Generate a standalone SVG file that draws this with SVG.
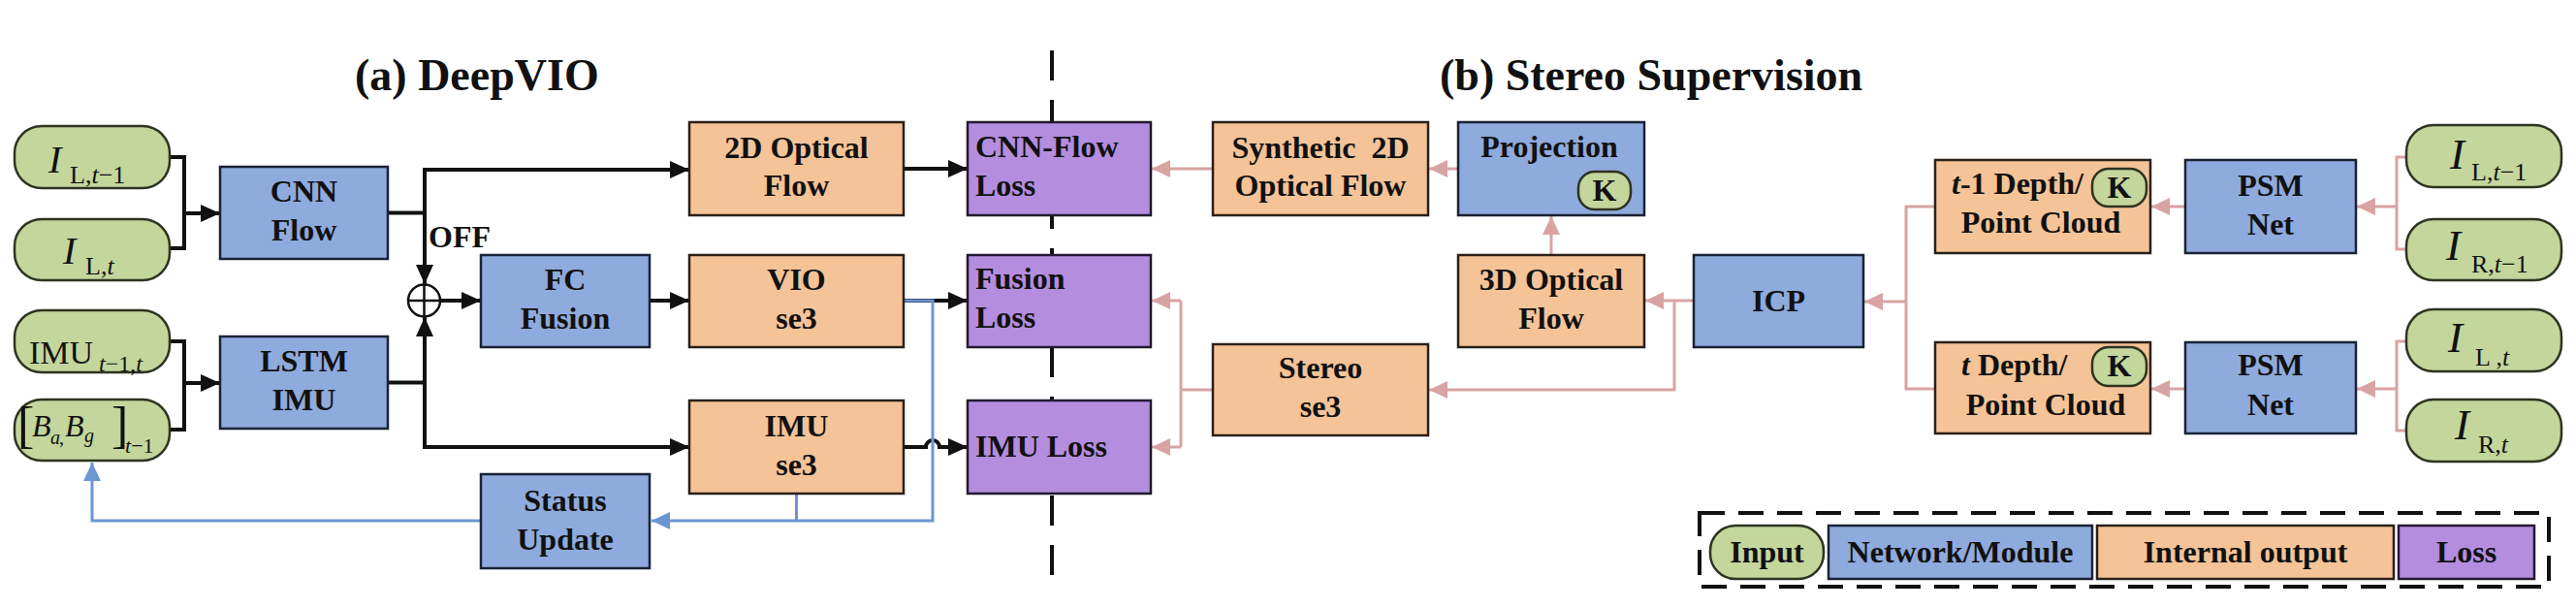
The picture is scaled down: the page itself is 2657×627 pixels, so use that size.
<svg xmlns="http://www.w3.org/2000/svg" width="2657" height="627" viewBox="0 0 2657 627">
<style>
.t{font-family:"Liberation Serif","Times New Roman",serif;font-weight:bold;font-size:32px;fill:#111;text-anchor:middle}
.tl{text-anchor:start}
.ttl{font-family:"Liberation Serif","Times New Roman",serif;font-weight:bold;font-size:46px;fill:#111}
.m{font-family:"Liberation Serif","Times New Roman",serif;fill:#111}
.it{font-style:italic}
.in{fill:#c4d69c;stroke:#2e3320;stroke-width:2.5}
.nw{fill:#8faadc;stroke:#1a2235;stroke-width:2.5}
.io{fill:#f4c397;stroke:#2a2018;stroke-width:2.5}
.ls{fill:#b48ddf;stroke:#231a30;stroke-width:2.5}
.bk{fill:none;stroke:#111;stroke-width:4}
.pk{fill:none;stroke:#d9a3a3;stroke-width:3}
.bl{fill:none;stroke:#6b96d2;stroke-width:3}
</style>
<defs>
<marker id="ab" markerUnits="userSpaceOnUse" markerWidth="22" markerHeight="20" refX="20" refY="10" orient="auto"><path d="M0,1 L20,10 L0,19 z" fill="#111"/></marker>
<marker id="ap" markerUnits="userSpaceOnUse" markerWidth="22" markerHeight="20" refX="19" refY="10" orient="auto"><path d="M0,1 L19,10 L0,19 z" fill="#d9a3a3"/></marker>
<marker id="au" markerUnits="userSpaceOnUse" markerWidth="22" markerHeight="20" refX="19" refY="10" orient="auto"><path d="M0,1 L19,10 L0,19 z" fill="#6b96d2"/></marker>
</defs>

<rect width="2657" height="627" fill="#fff"/>

<text class="ttl" x="366" y="93">(a) DeepVIO</text>
<text class="ttl" x="1485" y="93">(b) Stereo Supervision</text>

<line x1="1085" y1="52" x2="1085" y2="593" stroke="#111" stroke-width="4" stroke-dasharray="31 20"/>

<g id="connectors">
  <path class="bk" d="M175,162 H190 V256 H175"/>
  <path class="bk" d="M190,220 H227" marker-end="url(#ab)"/>
  <path class="bk" d="M175,352 H190 V443 H175"/>
  <path class="bk" d="M190,395 H227" marker-end="url(#ab)"/>
  <path class="bk" d="M400,219.5 H438 V175 H711" marker-end="url(#ab)"/>
  <path class="bk" d="M438,219.5 V293" marker-end="url(#ab)"/>
  <path class="bk" d="M400,394.5 H438 V327" marker-end="url(#ab)"/>
  <path class="bk" d="M438,394.5 V461 H711" marker-end="url(#ab)"/>
  <path class="bk" d="M454,310 H496" marker-end="url(#ab)"/>
  <path class="bk" d="M670,310 H711" marker-end="url(#ab)"/>
  <path class="bk" d="M932,174 H998" marker-end="url(#ab)"/>
  <path class="bk" d="M932,310 H998" marker-end="url(#ab)"/>
  <path class="bk" d="M932,461 H955 A7,7 0 0 1 969,461 H998" marker-end="url(#ab)"/>
  <path class="bl" d="M932,310 H962 V537 H672" marker-end="url(#au)"/>
  <path class="bl" d="M821.5,509 V537"/>
  <path class="bl" d="M496,537 H95 V477" marker-end="url(#au)"/>
  <path class="pk" d="M1251,174 H1188" marker-end="url(#ap)"/>
  <path class="pk" d="M1504,174 H1474" marker-end="url(#ap)"/>
  <path class="pk" d="M1600,263 V223" marker-end="url(#ap)"/>
  <path class="pk" d="M1747,310 H1697" marker-end="url(#ap)"/>
  <path class="pk" d="M1727,310 V402 H1474" marker-end="url(#ap)"/>
  <path class="pk" d="M1251,402 H1218"/>
  <path class="pk" d="M1218,310 V461"/>
  <path class="pk" d="M1218,310 H1188" marker-end="url(#ap)"/>
  <path class="pk" d="M1218,461 H1188" marker-end="url(#ap)"/>
  <path class="pk" d="M1996,213 H1966 V401 H1996"/>
  <path class="pk" d="M1966,311 H1923" marker-end="url(#ap)"/>
  <path class="pk" d="M2254,213 H2219" marker-end="url(#ap)"/>
  <path class="pk" d="M2254,401 H2219" marker-end="url(#ap)"/>
  <path class="pk" d="M2482,162 H2472 V257 H2482"/>
  <path class="pk" d="M2472,213 H2431" marker-end="url(#ap)"/>
  <path class="pk" d="M2482,352 H2472 V444 H2482"/>
  <path class="pk" d="M2472,401 H2431" marker-end="url(#ap)"/>
</g>

<g id="in-il-t1"><rect class="in" x="15" y="130" width="160" height="64" rx="28"/>
<text class="m" font-size="40"><tspan class="it" x="50" y="178">I</tspan><tspan font-size="26" x="72" y="189">L,<tspan class="it">t</tspan>−1</tspan></text></g>
<g id="in-il-t"><rect class="in" x="15" y="226" width="160" height="63" rx="28"/>
<text class="m" font-size="40"><tspan class="it" x="65" y="272">I</tspan><tspan font-size="26" x="88" y="283">L,<tspan class="it">t</tspan></tspan></text></g>
<g id="in-imu"><rect class="in" x="15" y="320" width="160" height="64" rx="28"/>
<text class="m" font-size="34"><tspan x="30" y="375">IMU</tspan><tspan font-size="24" x="102" y="383"><tspan class="it">t</tspan>−1,<tspan class="it">t</tspan></tspan></text></g>
<g id="in-bias"><rect class="in" x="15" y="412" width="160" height="63" rx="28"/>
<text class="m" font-size="52" x="18" y="456">[</text>
<text class="m it" font-size="32" x="33" y="450">B</text>
<text class="m it" font-size="20" x="52" y="458">a</text>
<text class="m" font-size="20" x="61" y="458">,</text>
<text class="m it" font-size="32" x="67" y="450">B</text>
<text class="m it" font-size="20" x="87" y="456">g</text>
<text class="m" font-size="52" x="115" y="456">]</text>
<text class="m" font-size="22" x="129" y="467"><tspan class="it">t</tspan>−1</text></g>

<g id="cnn-flow"><rect class="nw" x="227" y="172" width="173" height="95"/>
<text class="t" x="313.5" y="208">CNN</text><text class="t" x="313.5" y="248">Flow</text></g>
<g id="lstm-imu"><rect class="nw" x="227" y="347" width="173" height="95"/>
<text class="t" x="313.5" y="383">LSTM</text><text class="t" x="313.5" y="423">IMU</text></g>

<g id="oplus"><circle cx="437.5" cy="310" r="16.5" fill="#fff" stroke="#111" stroke-width="2.5"/>
<path d="M421,310 H454 M437.5,293.5 V326.5" stroke="#111" stroke-width="2.5"/>
<text class="t tl" x="442" y="255" font-size="31">OFF</text></g>

<g id="fc-fusion"><rect class="nw" x="496" y="263" width="174" height="95"/>
<text class="t" x="583" y="299">FC</text><text class="t" x="583" y="339">Fusion</text></g>
<g id="status-update"><rect class="nw" x="496" y="489" width="174" height="97"/>
<text class="t" x="583" y="527">Status</text><text class="t" x="583" y="567">Update</text></g>

<g id="of2d"><rect class="io" x="711" y="126" width="221" height="96"/>
<text class="t" x="821.5" y="163">2D Optical</text><text class="t" x="821.5" y="202">Flow</text></g>
<g id="vio-se3"><rect class="io" x="711" y="263" width="221" height="95"/>
<text class="t" x="821.5" y="299">VIO</text><text class="t" x="821.5" y="339">se3</text></g>
<g id="imu-se3"><rect class="io" x="711" y="413" width="221" height="96"/>
<text class="t" x="821.5" y="450">IMU</text><text class="t" x="821.5" y="490">se3</text></g>

<g id="cnn-flow-loss"><rect class="ls" x="998" y="126" width="189" height="96"/>
<text class="t tl" x="1006" y="162">CNN-Flow</text><text class="t tl" x="1006" y="202">Loss</text></g>
<g id="fusion-loss"><rect class="ls" x="998" y="263" width="189" height="95"/>
<text class="t tl" x="1006" y="298">Fusion</text><text class="t tl" x="1006" y="338">Loss</text></g>
<g id="imu-loss"><rect class="ls" x="998" y="413" width="189" height="96"/>
<text class="t tl" x="1006" y="471">IMU Loss</text></g>

<g id="synthetic-2d"><rect class="io" x="1251" y="126" width="222" height="96"/>
<text class="t" x="1362" y="163" xml:space="preserve">Synthetic  2D</text><text class="t" x="1362" y="202">Optical Flow</text></g>
<g id="projection"><rect class="nw" x="1504" y="126" width="192" height="96"/>
<text class="t" x="1598" y="162">Projection</text>
<rect class="in" x="1628" y="177" width="54" height="39" rx="17"/><text class="t" x="1655" y="207" font-size="30">K</text></g>
<g id="of3d"><rect class="io" x="1504" y="263" width="192" height="95"/>
<text class="t" x="1600" y="299">3D Optical</text><text class="t" x="1600" y="339">Flow</text></g>
<g id="stereo-se3"><rect class="io" x="1251" y="355" width="222" height="94"/>
<text class="t" x="1362" y="390">Stereo</text><text class="t" x="1362" y="430">se3</text></g>
<g id="icp"><rect class="nw" x="1747" y="263" width="175" height="95"/>
<text class="t" x="1834.5" y="321">ICP</text></g>

<g id="depth-t1"><rect class="io" x="1996" y="165" width="222" height="96"/>
<text class="t tl" x="2013" y="200"><tspan class="it">t</tspan>-1 Depth/</text><text class="t" x="2105" y="240">Point Cloud</text>
<rect class="in" x="2158" y="174" width="56" height="39" rx="17"/><text class="t" x="2186" y="204" font-size="30">K</text></g>
<g id="depth-t"><rect class="io" x="1996" y="353" width="222" height="94"/>
<text class="t tl" x="2023" y="387"><tspan class="it">t</tspan> Depth/</text><text class="t" x="2110" y="428">Point Cloud</text>
<rect class="in" x="2158" y="358" width="56" height="40" rx="17"/><text class="t" x="2186" y="388" font-size="30">K</text></g>

<g id="psm-t1"><rect class="nw" x="2254" y="165" width="176" height="96"/>
<text class="t" x="2342" y="202">PSM</text><text class="t" x="2342" y="242">Net</text></g>
<g id="psm-t"><rect class="nw" x="2254" y="353" width="176" height="94"/>
<text class="t" x="2342" y="387">PSM</text><text class="t" x="2342" y="428">Net</text></g>

<g id="in-il-t1-r"><rect class="in" x="2482" y="129" width="160" height="64" rx="28"/>
<text class="m" font-size="45"><tspan class="it" x="2527" y="174">I</tspan><tspan font-size="26" x="2549" y="186">L,<tspan class="it">t</tspan>−1</tspan></text></g>
<g id="in-ir-t1-r"><rect class="in" x="2482" y="226" width="160" height="63" rx="28"/>
<text class="m" font-size="45"><tspan class="it" x="2523" y="268">I</tspan><tspan font-size="26" x="2549" y="281">R,<tspan class="it">t</tspan>−1</tspan></text></g>
<g id="in-il-t-r"><rect class="in" x="2482" y="319" width="160" height="64" rx="28"/>
<text class="m" font-size="45"><tspan class="it" x="2525" y="363">I</tspan><tspan font-size="26" x="2553" y="377">L ,<tspan class="it">t</tspan></tspan></text></g>
<g id="in-ir-t-r"><rect class="in" x="2482" y="412" width="160" height="64" rx="28"/>
<text class="m" font-size="45"><tspan class="it" x="2532" y="453">I</tspan><tspan font-size="26" x="2556" y="467">R,<tspan class="it">t</tspan></tspan></text></g>

<g id="legend">
<rect x="1753" y="529" width="876" height="76" fill="none" stroke="#111" stroke-width="4" stroke-dasharray="26 14"/>
<rect class="in" x="1764" y="542" width="117" height="55" rx="26"/><text class="t" x="1822.5" y="580">Input</text>
<rect class="nw" x="1886" y="542" width="272" height="55"/><text class="t" x="2022" y="580">Network/Module</text>
<rect class="io" x="2163" y="542" width="306" height="55"/><text class="t" x="2316" y="580">Internal output</text>
<rect class="ls" x="2474" y="542" width="140" height="55"/><text class="t" x="2544" y="580">Loss</text>
</g>
</svg>
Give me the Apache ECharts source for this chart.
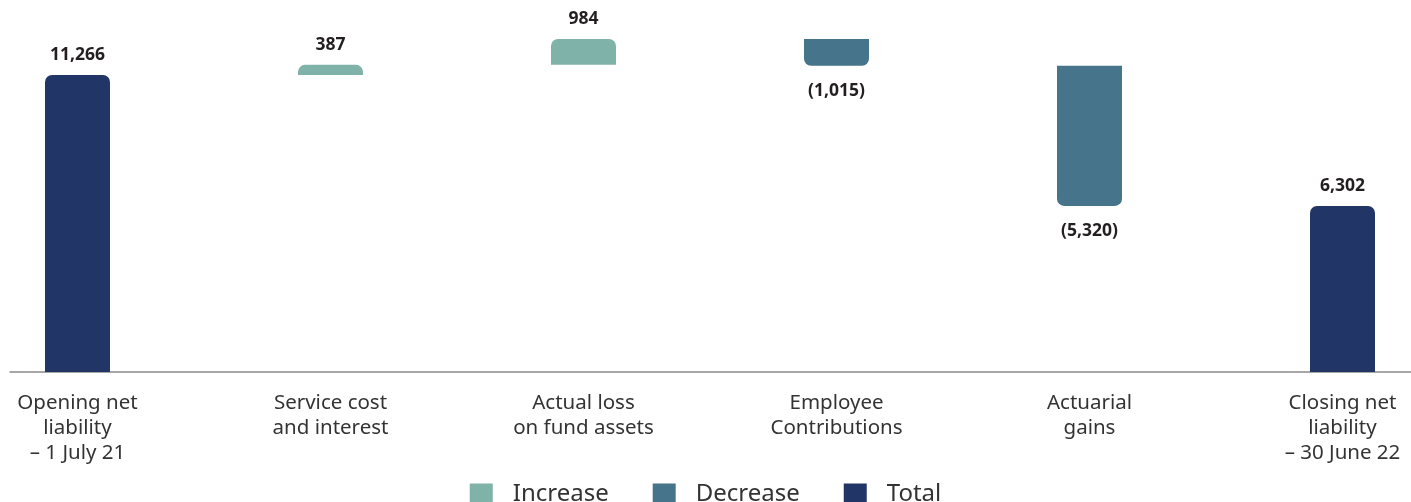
<!DOCTYPE html>
<html><head><meta charset="utf-8">
<script src="https://cdn.jsdelivr.net/npm/echarts@6/dist/echarts.min.js"></script>
<style>html,body{margin:0;padding:0;background:#fff}#c{width:1411px;height:502px}</style>
</head><body><div id="c"></div>
<script>
const categories = ["Opening net\nliability\n– 1 July 21", "Service cost\nand interest", "Actual loss\non fund assets", "Employee\nContributions", "Actuarial\ngains", "Closing net\nliability\n– 30 June 22"];
const changes = [11266, 387, 984, -1015, -5320, 6302];
const kinds = ["total", "increase", "increase", "decrease", "decrease", "total"];

const COLORS = {increase: "#7fb2a9", decrease: "#46748a", total: "#213566"};
const FONT = "Noto Sans";

const base = [], inc = [], dec = [], tot = [];
let run = 0;
changes.forEach((v, i) => {
  const k = kinds[i];
  if (k === "total") { base.push(0); tot.push(v); inc.push('-'); dec.push('-'); run = v; }
  else if (k === "increase") { base.push(run); inc.push(v); dec.push('-'); tot.push('-'); run += v; }
  else { run += v; base.push(run); dec.push(-v); inc.push('-'); tot.push('-'); }
});
const fmt = n => n.toLocaleString('en-US');
const labelStyle = {show: true, fontFamily: FONT, fontWeight: 'bold', fontSize: 17.5, color: '#231f20', distance: 11};

const chart = echarts.init(document.getElementById('c'), null, {renderer: 'canvas'});
chart.setOption({
  animation: false,
  grid: [
    {left: 77.5, right: 68.5, top: 3, bottom: 130},
    {left: 10, right: 0, top: 3, bottom: 130}
  ],
  legend: {
    data: ["Increase", "Decrease", "Total"],
    top: 477, left: 'center',
    itemWidth: 23, itemHeight: 21, itemGap: 44, icon: 'rect',
    textStyle: {fontFamily: FONT, fontSize: 24, color: '#333', padding: [0, 0, 0, 15]}
  },
  xAxis: [
    {type: 'category', gridIndex: 0, data: categories, boundaryGap: false,
     axisLine: {show: false}, axisTick: {show: false},
     axisLabel: {fontFamily: FONT, fontSize: 20.5, color: '#333', lineHeight: 25, margin: 19, interval: 0}},
    {type: 'category', gridIndex: 1, data: [''], boundaryGap: true,
     axisLine: {show: true, lineStyle: {color: '#8a8a8a', width: 1.5}}, axisTick: {show: false}, axisLabel: {show: false}}
  ],
  yAxis: [
    {type: 'value', gridIndex: 0, min: 0, max: 14000, show: false},
    {type: 'value', gridIndex: 1, min: 0, max: 1, show: false}
  ],
  series: [
    {name: 'base', type: 'bar', stack: 'w', data: base, barWidth: 65, itemStyle: {color: 'transparent'}, silent: true},
    {name: 'Increase', type: 'bar', stack: 'w', data: inc, barWidth: 65,
     itemStyle: {color: COLORS.increase, borderRadius: [7, 7, 0, 0]},
     label: Object.assign({}, labelStyle, {position: 'top', formatter: p => fmt(p.value)})},
    {name: 'Decrease', type: 'bar', stack: 'w', data: dec, barWidth: 65,
     itemStyle: {color: COLORS.decrease, borderRadius: [0, 0, 7, 7]},
     label: Object.assign({}, labelStyle, {position: 'bottom', distance: 16, formatter: p => '(' + fmt(p.value) + ')'})},
    {name: 'Total', type: 'bar', stack: 'w', data: tot, barWidth: 65,
     itemStyle: {color: COLORS.total, borderRadius: [7, 7, 0, 0]},
     label: Object.assign({}, labelStyle, {position: 'top', formatter: p => fmt(p.value)})}
  ]
});
</script></body></html>
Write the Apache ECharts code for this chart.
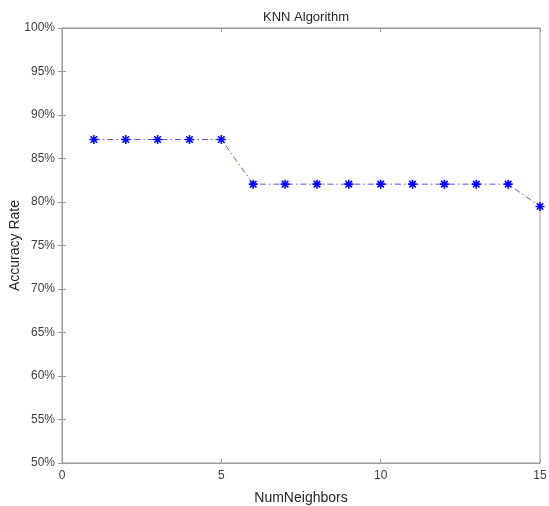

### TASK INSTRUCTIONS
Pick out every line of the listing containing the word "that", and show those lines.

### IN RESPONSE
Generate a standalone SVG file that draws this with SVG.
The picture is scaled down: the page itself is 2657×627 pixels, so use that size.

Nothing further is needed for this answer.